Why Do Gangs Form?
Gangs are basically a group of young people whether boys or girls who are unsupervised and usually organize and spend their lives on the streets. These groups can even organize among such institutions as prisons and military bases with ties from outside street groups and organizations. They support each other either individually or as a group in the recurring commission of criminal acts and behavior.
These gangs form and exist simply because there are young people in a certain environment, culture or family whose needs were not being met and the group itself fills the void. Also, it is a very effective type of support system where fellow gang members can bond together. For these young people, it even provides the necessary resources needed for survival.
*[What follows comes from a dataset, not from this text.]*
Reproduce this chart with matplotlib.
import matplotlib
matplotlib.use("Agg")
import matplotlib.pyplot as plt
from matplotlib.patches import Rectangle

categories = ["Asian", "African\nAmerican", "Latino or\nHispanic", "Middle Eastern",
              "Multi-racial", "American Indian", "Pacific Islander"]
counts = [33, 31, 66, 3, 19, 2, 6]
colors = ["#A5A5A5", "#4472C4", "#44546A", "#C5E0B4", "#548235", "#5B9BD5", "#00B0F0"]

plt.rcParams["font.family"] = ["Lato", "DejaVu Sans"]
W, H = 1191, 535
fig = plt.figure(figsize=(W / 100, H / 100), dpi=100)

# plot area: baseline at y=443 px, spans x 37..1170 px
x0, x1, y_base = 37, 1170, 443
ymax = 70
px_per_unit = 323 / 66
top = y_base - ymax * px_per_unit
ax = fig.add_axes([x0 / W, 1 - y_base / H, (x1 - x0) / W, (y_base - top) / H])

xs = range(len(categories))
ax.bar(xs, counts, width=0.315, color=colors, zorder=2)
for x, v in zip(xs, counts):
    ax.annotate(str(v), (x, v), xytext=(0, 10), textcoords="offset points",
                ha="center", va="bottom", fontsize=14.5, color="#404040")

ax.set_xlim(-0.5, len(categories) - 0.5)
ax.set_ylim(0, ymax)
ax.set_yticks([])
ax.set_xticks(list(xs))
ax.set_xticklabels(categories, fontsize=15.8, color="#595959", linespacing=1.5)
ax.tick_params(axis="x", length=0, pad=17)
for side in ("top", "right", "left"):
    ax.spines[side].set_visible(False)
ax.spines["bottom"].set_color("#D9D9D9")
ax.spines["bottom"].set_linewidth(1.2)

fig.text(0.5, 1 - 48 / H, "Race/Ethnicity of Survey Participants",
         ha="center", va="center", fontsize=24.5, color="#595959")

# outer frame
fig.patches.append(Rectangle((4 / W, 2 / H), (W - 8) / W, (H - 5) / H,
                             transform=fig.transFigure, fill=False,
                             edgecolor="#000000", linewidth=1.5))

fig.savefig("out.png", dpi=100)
The most obvious reasons why groups converge and gangs form are when a person is discriminated socially, when the family unit is missing and in the absence of positive adult role models as well as proper discipline and when a person is powerless or overpowered. Add to that young people most probably form gangs when they experience abuse, fear and absence of security, when they are economically deprived, when they become delinquent and a failure in school and when they experience very low self-worth. Further, when teenagers tend to seek acceptable rites in their passage to adulthood, becomes bored with legitimate activities and when they start looking for a channel or medium wherein they can vent and express their anger and aggression almost always it will pave a way towards the formation of a gang.
Most often than not, gangs bring more harm than good for its members. This is because gangs have been associated most often with crimes, outrages, riots and public disturbances. It has become a social illness that all boils down to one thing and that is the improper handling and rearing of these young people who yearn for family attention and an affirmation of their own unique personality.